An intentional cyberattack and suspicious activity by foreign computers preceded the crash of a website that was reporting results in a Tennessee county's primary elections, a cyber-security firm said Friday.
The Knox County elections website suffered the attack, and "a suspiciously large number of foreign countries" accessed the site on May 1, according to the report by Sword & Shield Enterprise Security. The firm hired by the county said those actions were among the likely causes of the crash, which also included a large increase in errors and in overall traffic.
Officials have said no voting data was affected, but the site was down for an hour after the polls closed — causing confusion among voters — before technicians fixed the problem.
The report notes that no compromise of official election data could have happened. Physical access would have been the only way to manipulate official data, and access to the results was closely guarded.
Investigators said there were multiple attempts to attack a vulnerable part of the site, but it's not clear where the so-called "denial of service" attack originated from.
"The effect was clearly a loss of service, but it is unclear, with the information provided, if the outage was an intended event or a side effect of the events," the report said.
David Ball, the county's deputy director of information technology, said the vulnerability issue identified by Sword & Shield has been fixed. Additional safeguards also have been put into place.

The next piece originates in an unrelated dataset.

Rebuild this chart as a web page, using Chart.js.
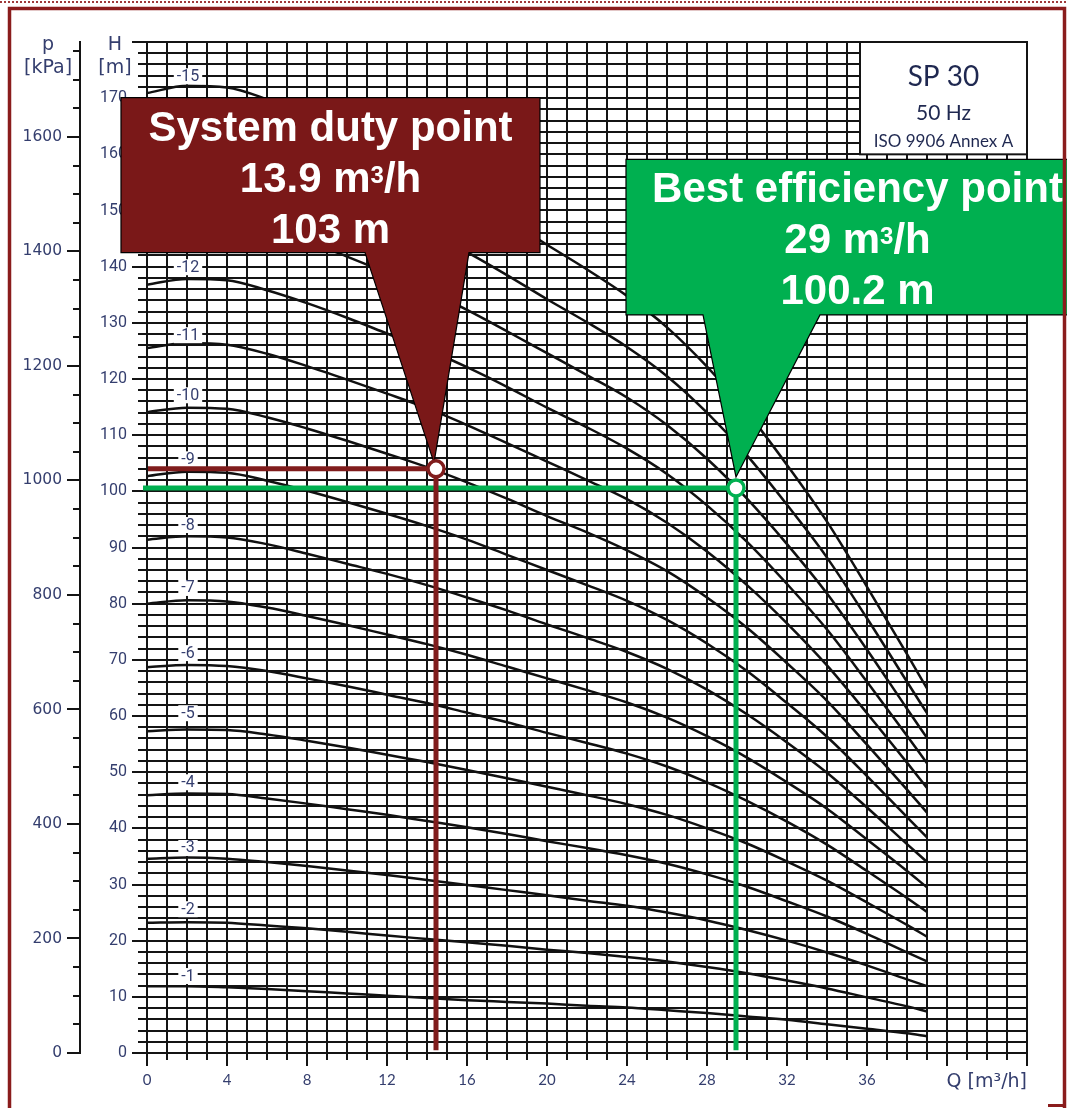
<!DOCTYPE html>
<html><head><meta charset="utf-8">
<script src="https://cdn.jsdelivr.net/npm/chart.js@4.4.1/dist/chart.umd.min.js"></script>
<style>html,body{margin:0;padding:0;background:#fff;}canvas{display:block;}</style>
</head><body>
<canvas id="c" width="1067" height="1108" style="width:1067px;height:1108px"></canvas>
<script>
// ---------------- DATA ----------------
const flowQ = [0,2,4,6,8,10,12,14,16,18,20,22,24,26,28,30,32,34,36,38,39];
const head1  = [11.9,11.9,11.7,11.4,11.0,10.6,10.2,9.8,9.4,9.1,8.8,8.4,8.1,7.6,7.1,6.5,5.9,5.1,4.3,3.5,3.0];
const head2  = [23.2,23.3,23.2,22.7,22.2,21.6,20.9,20.3,19.7,19.1,18.4,17.8,17.1,16.3,15.3,14.2,12.9,11.5,9.9,8.3,7.4];
const head3  = [34.6,34.8,34.6,34.0,33.3,32.5,31.7,30.8,29.9,29.0,28.1,27.1,26.2,25.0,23.6,21.9,20.0,17.9,15.6,13.1,11.9];
const head4  = [45.9,46.2,46.1,45.3,44.4,43.4,42.4,41.3,40.2,39.0,37.7,36.5,35.2,33.7,31.8,29.6,27.0,24.3,21.2,17.9,16.3];
const head5  = [57.3,57.6,57.5,56.7,55.6,54.4,53.1,51.8,50.4,48.9,47.4,45.9,44.3,42.4,40.0,37.3,34.1,30.7,26.8,22.8,20.7];
const head6  = [68.7,69.1,68.9,68.0,66.7,65.3,63.8,62.3,60.6,58.9,57.0,55.2,53.3,51.0,48.2,44.9,41.2,37.1,32.4,27.6,25.1];
const head7  = [80.0,80.6,80.4,79.3,77.8,76.2,74.5,72.8,70.9,68.8,66.7,64.6,62.4,59.7,56.4,52.6,48.2,43.5,38.0,32.4,29.5];
const head8  = [91.4,92.0,91.8,90.6,88.9,87.1,85.3,83.3,81.1,78.8,76.3,73.9,71.4,68.4,64.7,60.3,55.3,49.9,43.7,37.2,34.0];
const head9  = [102.7,103.5,103.3,101.9,100.1,98.1,96.0,93.8,91.4,88.7,86.0,83.3,80.5,77.1,72.9,68.0,62.3,56.3,49.3,42.0,38.4];
const head10 = [114.1,114.9,114.7,113.2,111.2,109.0,106.7,104.3,101.6,98.7,95.6,92.7,89.5,85.8,81.1,75.7,69.4,62.7,54.9,46.9,42.8];
const head11 = [125.5,126.4,126.1,124.5,122.3,119.9,117.4,114.8,111.8,108.6,105.3,102.0,98.6,94.4,89.3,83.3,76.5,69.0,60.5,51.7,47.2];
const head12 = [136.8,137.8,137.6,135.8,133.5,130.9,128.1,125.3,122.1,118.6,114.9,111.4,107.6,103.1,97.5,91.0,83.5,75.4,66.1,56.5,51.6];
const head13 = [148.2,149.2,149.0,147.1,144.6,141.8,138.9,135.8,132.3,128.5,124.6,120.7,116.7,111.8,105.8,98.7,90.6,81.8,71.8,61.3,56.1];
const head14 = [159.5,160.7,160.5,158.4,155.7,152.7,149.6,146.3,142.6,138.5,134.2,130.1,125.7,120.5,114.0,106.4,97.6,88.2,77.4,66.1,60.5];
const head15 = [170.9,172.2,171.9,169.8,166.9,163.7,160.3,156.8,152.8,148.4,143.9,139.5,134.8,129.2,122.2,114.1,104.7,94.6,83.0,71.0,64.9];
const curveHeads = [head1,head2,head3,head4,head5,head6,head7,head8,head9,head10,head11,head12,head13,head14,head15];
const curveNames = ['-1','-2','-3','-4','-5','-6','-7','-8','-9','-10','-11','-12','-13','-14','-15'];
const curveLabelH = [13.7,25.6,36.5,48.2,60.5,71.2,82.8,94.0,105.7,117.1,127.8,139.9,151.3,162.6,173.9];
const curveLabelQ = 2.05;

const pressureTicks = [0,200,400,600,800,1000,1200,1400,1600];
const pressureMinorStep = 50;
const headTicksStep = 10, headMinorStep = 2;
const flowTicksStep = 4, flowMinorStep = 1;

const dutyQ = 14.45, dutyH = 104.0;
const bepQ = 29.45, bepH = 100.6;
const dutyLineStartQ = 0.05, bepLineStartQ = -0.2, refLineEndH = 0.5;

const Q_MAX = 44, H_MAX = 180, KPA_PER_M = 9.81;
const P_MAX = H_MAX * KPA_PER_M;
const qLabelMax = 36, hLabelMax = 170;

const dutyLines = [['System duty point'], ['13.9 m', '^3', '/h'], ['103 m']];
const bepLines = [['Best efficiency point'], ['29 m', '^3', '/h'], ['100.2 m']];
const infoLines = ['SP 30', '50 Hz', 'ISO 9906 Annex A'];

// ---------------- STYLE ----------------
const LABEL_COLOR = '#343e6e';
const GRID = '#141414';
const RED = '#7a1818';
const RED_LINE = '#801c1c';
const GREEN = '#00b050';
const FRAME = '#8a1c1c';
const tickFontH = {family: "'Liberation Sans Narrow', 'Roboto', sans-serif", size: 16};
const tickFontP = {family: "'DejaVu Sans', sans-serif", size: 15.5};
const tickFontQ = {family: "Lato, sans-serif", size: 15};

const redCallout = {q0: -1.3, q1: 19.65, hTop: 170.1, hBot: 142.5, base0: 10.9, base1: 16.1,
  tipQ: dutyQ, tipH: dutyH, tipDx: -2, tipDy: -6, fill: RED, lines: dutyLines};
const greenCallout = {q0: 23.95, q1: 47.1, hTop: 159.1, hBot: 131.4, base0: 27.8, base1: 33.65,
  tipQ: bepQ, tipH: bepH, tipDx: 0, tipDy: -11, fill: GREEN, lines: bepLines};
const infoBox = {q0: 35.65, q1: 44, hTop: 180, hBot: 160};

// ---------------- DATASETS ----------------
const datasets = curveHeads.map((arr, i) => ({
  label: curveNames[i],
  data: arr.map((h, j) => ({x: flowQ[j], y: h})),
  borderColor: '#111', borderWidth: 2.5, pointRadius: 0,
  cubicInterpolationMode: 'monotone', fill: false, order: 1
}));
function refLine(label, q0, q, h, color) {
  return {label, data: [{x: q0, y: h}, {x: q, y: h}, {x: q, y: refLineEndH}],
    borderColor: color, borderWidth: 5, tension: 0, fill: false, clip: false, order: 0, isRef: true,
    pointRadius: c => c.dataIndex === 1 ? 8 : 0, pointHoverRadius: 0,
    pointBorderColor: color, pointBackgroundColor: '#fff', pointBorderWidth: 3.5};
}
datasets.push(refLine('duty', dutyLineStartQ, dutyQ, dutyH, RED_LINE));
datasets.push(refLine('bep', bepLineStartQ, bepQ, bepH, GREEN));

// ---------------- PLUGIN ----------------
let overlayDone = false;
function drawCallout(chart, cfg) {
  const ctx = chart.ctx, xs = chart.scales.x, ys = chart.scales.y;
  const L = xs.getPixelForValue(cfg.q0), R = xs.getPixelForValue(cfg.q1);
  const T = ys.getPixelForValue(cfg.hTop), B = ys.getPixelForValue(cfg.hBot);
  const b0 = xs.getPixelForValue(cfg.base0), b1 = xs.getPixelForValue(cfg.base1);
  const tx = xs.getPixelForValue(cfg.tipQ) + cfg.tipDx, ty = ys.getPixelForValue(cfg.tipH) + cfg.tipDy;
  ctx.save();
  ctx.beginPath();
  ctx.moveTo(L, T); ctx.lineTo(R, T); ctx.lineTo(R, B); ctx.lineTo(b1, B);
  ctx.lineTo(tx, ty); ctx.lineTo(b0, B); ctx.lineTo(L, B); ctx.closePath();
  ctx.fillStyle = cfg.fill; ctx.fill();
  ctx.lineWidth = 1.2; ctx.strokeStyle = '#000'; ctx.lineJoin = 'miter'; ctx.stroke();
  const cx = (L + R) / 2;
  const big = "bold 42px 'Liberation Sans', Arial, sans-serif";
  const small = "bold 24px 'Liberation Sans', Arial, sans-serif";
  ctx.fillStyle = '#fff'; ctx.textBaseline = 'alphabetic'; ctx.textAlign = 'left';
  cfg.lines.forEach((segs, i) => {
    const base = T + 43 + i * 51;
    let total = 0;
    const ws = segs.map(s => { const sup = s.startsWith('^'); ctx.font = sup ? small : big; const w = ctx.measureText(sup ? s.slice(1) : s).width; total += w; return w; });
    let x = cx - total / 2;
    segs.forEach((s, k) => {
      const sup = s.startsWith('^');
      ctx.font = sup ? small : big;
      ctx.fillText(sup ? s.slice(1) : s, x, sup ? base - 9 : base);
      x += ws[k];
    });
  });
  ctx.restore();
}
function drawCurveLabels(chart) {
  const ctx = chart.ctx, xs = chart.scales.x, ys = chart.scales.y;
  ctx.save();
  ctx.font = "16px 'Liberation Sans Narrow', Roboto, sans-serif";
  ctx.textAlign = 'center'; ctx.textBaseline = 'middle';
  curveNames.forEach((n, i) => {
    const x = xs.getPixelForValue(curveLabelQ), y = ys.getPixelForValue(curveLabelH[i]);
    const w = ctx.measureText(n).width + 6;
    ctx.fillStyle = '#fff'; ctx.fillRect(x - w / 2, y - 8, w, 16);
    ctx.fillStyle = LABEL_COLOR; ctx.fillText(n, x, y + 0.5);
  });
  ctx.restore();
}
const overlay = {
  id: 'overlay',
  beforeDatasetsDraw() { overlayDone = false; },
  beforeDatasetDraw(chart, args) {
    if (!overlayDone && chart.data.datasets[args.index].isRef) {
      overlayDone = true;
      drawCurveLabels(chart);
      drawCallout(chart, redCallout);
      drawCallout(chart, greenCallout);
    }
  },
  afterDraw(chart) {
    const ctx = chart.ctx, xs = chart.scales.x, ys = chart.scales.y;
    ctx.save();
    // info box
    const L = xs.getPixelForValue(infoBox.q0), R = xs.getPixelForValue(infoBox.q1);
    const T = ys.getPixelForValue(infoBox.hTop), B = ys.getPixelForValue(infoBox.hBot);
    ctx.fillStyle = '#fff'; ctx.fillRect(L, T, R - L, B - T);
    ctx.strokeStyle = GRID; ctx.lineWidth = 2; ctx.strokeRect(L, T, R - L, B - T);
    const cx = (L + R) / 2;
    ctx.fillStyle = '#1f2850'; ctx.textAlign = 'center'; ctx.textBaseline = 'middle';
    ctx.font = "28px Lato, sans-serif"; ctx.fillText(infoLines[0], cx, T + 35);
    ctx.font = "21px Lato, sans-serif"; ctx.fillText(infoLines[1], cx, T + 71);
    ctx.font = "17px Lato, sans-serif"; ctx.fillText(infoLines[2], cx, T + 100);
    // axis titles
    ctx.fillStyle = LABEL_COLOR;
    ctx.font = "19px 'DejaVu Sans', sans-serif";
    ctx.fillText('p', 48, 45); ctx.fillText('[kPa]', 48, 68);
    ctx.fillText('H', 115, 45); ctx.fillText('[m]', 115, 68);
    ctx.textAlign = 'right';
    ctx.font = "19px 'DejaVu Sans', sans-serif";
    ctx.fillText('Q [m\u00b3/h]', xs.right, 1082);
    // frame
    ctx.strokeStyle = FRAME; ctx.lineWidth = 3.5;
    ctx.strokeRect(9.5, 8.5, 1055, 1200);
    ctx.fillStyle = FRAME; ctx.fillRect(1048, 1104, 18, 3);
    ctx.setLineDash([2, 2]); ctx.lineWidth = 2; ctx.strokeStyle = '#a03a3a';
    ctx.beginPath(); ctx.moveTo(0, 2); ctx.lineTo(1067, 2); ctx.stroke();
    ctx.restore();
  }
};

// ---------------- CHART ----------------
const gridBase = {color: GRID, lineWidth: 2};
new Chart(document.getElementById('c'), {
  type: 'line',
  data: {datasets},
  plugins: [overlay],
  options: {
    responsive: false, animation: false, devicePixelRatio: 1,
    layout: {padding: {left: 0, right: 40, top: 42, bottom: 20}},
    plugins: {legend: {display: false}, tooltip: {enabled: false}},
    events: [],
    scales: {
      x: {type: 'linear', position: 'bottom', weight: 0, min: 0, max: Q_MAX,
        ticks: {stepSize: flowMinorStep, display: false},
        grid: {...gridBase, tickLength: 7}, border: {display: true, color: GRID, width: 2},
        afterFit: s => { s.height = 7; }},
      xLab: {type: 'linear', position: 'bottom', weight: 1, min: 0, max: Q_MAX,
        ticks: {stepSize: flowTicksStep, color: LABEL_COLOR, font: tickFontQ, padding: 5, maxRotation: 0, autoSkip: false,
          callback: v => (v <= qLabelMax ? String(v) : '')},
        grid: {...gridBase, drawOnChartArea: false, tickLength: 6}, border: {display: false},
        afterFit: s => { s.height = 28; }},
      y: {type: 'linear', position: 'left', weight: 0, min: 0, max: H_MAX,
        ticks: {stepSize: headMinorStep, display: false},
        grid: {...gridBase, tickLength: 9}, border: {display: true, color: GRID, width: 2},
        afterFit: s => { s.width = 9; }},
      yLab: {type: 'linear', position: 'left', weight: 1, min: 0, max: H_MAX,
        ticks: {stepSize: headTicksStep, color: LABEL_COLOR, font: tickFontH, padding: 5, autoSkip: false,
          callback: v => (v <= hLabelMax ? String(v) : '')},
        grid: {...gridBase, drawOnChartArea: false, tickLength: 6}, border: {display: false},
        afterFit: s => { s.width = 58; }},
      pMinor: {type: 'linear', position: 'left', weight: 2, min: 0, max: P_MAX,
        ticks: {stepSize: pressureMinorStep, display: false, includeBounds: false},
        afterBuildTicks: s => {
          const t = [];
          for (let v = 0; v <= P_MAX; v += pressureMinorStep) t.push({value: v});
          s.ticks = t;
        },
        grid: {...gridBase, drawOnChartArea: false, tickLength: 7}, border: {display: true, color: GRID, width: 2},
        afterFit: s => { s.width = 7; }},
      pMajor: {type: 'linear', position: 'left', weight: 3, min: 0, max: P_MAX,
        ticks: {includeBounds: false, color: LABEL_COLOR, font: tickFontP, padding: 5, autoSkip: false,
          callback: v => String(v)},
        afterBuildTicks: s => { s.ticks = pressureTicks.map(v => ({value: v})); },
        grid: {...gridBase, drawOnChartArea: false, tickLength: 6}, border: {display: false},
        afterFit: s => { s.width = 73; }}
    }
  }
});
</script>
</body></html>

The report said the website received requests for access from about 100 countries. The most foreign requests came from Canada, Great Britain and Chile. Source addresses from Ukraine and Great Britain tried to exploit a vulnerability in the website, the report said.
Dan Wallach, a computer science professor at Rice University, notes that the internet is a "messy place" with a lot of background traffic.
"It is often quite difficult to understand what is an attack, and what is just random traffic," Wallach said.
However, if it is a specific attack, then it would be difficult to find its origin because attackers are very good at hiding their location, Wallach said.
"What attackers will do is they'll break into other computers and then launch their attacks from there," he said.
Federal authorities, who said last week they weren't involved in the investigation, didn't immediately respond to a request for comment Friday.